Dundalk was the venue for one of Ireland's premier wheelchair basketball tournaments last weekend, with upwards of 150 participants taking part across the two days.
The competition, which was run by the Irish Wheelchair Association and comprised ten teams from all over the country, was the first major event housed in the newly refurbished Dundalk Sports Centre.
“One of the primary goals of the new facility was that it be wholly inclusive and suitable for all people who want to participate,” said Triona Faapito, sports co-ordinator at the venue. “Our centre covers all bases in that regard, with everything from lifts and changing rooms to wheelchair-accessible toilets.”

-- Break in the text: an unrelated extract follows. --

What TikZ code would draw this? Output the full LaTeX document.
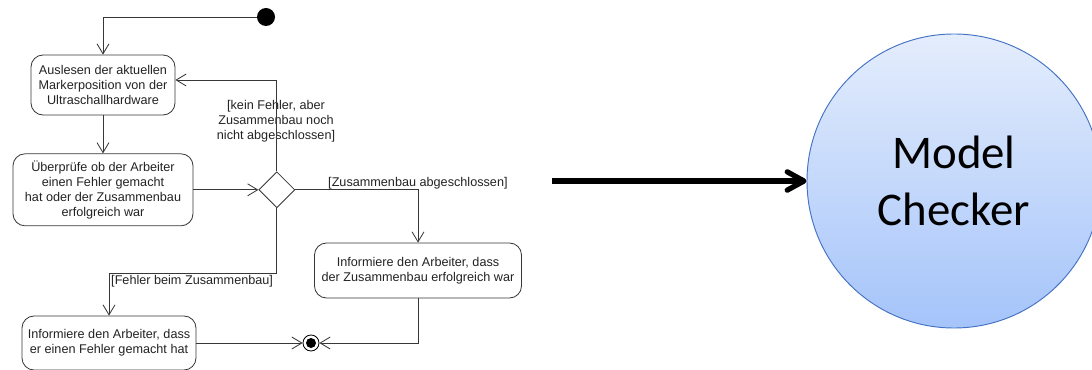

“We were delighted to be given the opportunity to host this event and showcase this sport to people of disability as well as the able-bodied.”
Saturday featured the senior competition, while Sunday played host to a junior round robin for players under the age of 17.
“The nature of the sport in Ireland means the onus is on individual clubs to step up in terms of hosting individual events, and we’re thrilled to see the facilities on offer in Dundalk.”
That was the view of Robbie Hurr, programme co-ordinator with the IWA.
“There are big plans for wheelchair basketball both in Dundalk and through the Ardee Sports Project, and we hope to be strongly affiliated with that progress in the future.”
Ms Faapito echoed these plans, noting that the town’s local club, Dundalk Ravens, could have a permanent wheelchair team as early as next month.
“One element of our grant was devoted to investing in the development of a team in the area. To this point we have had to borrow wheelchairs from the IWA itself, but by February we hope to have our own equipment. As it stands, the Ravens already host weekly training sessions for all of our teams. With this recent development, we will be able to give even more people an opportunity to get involved."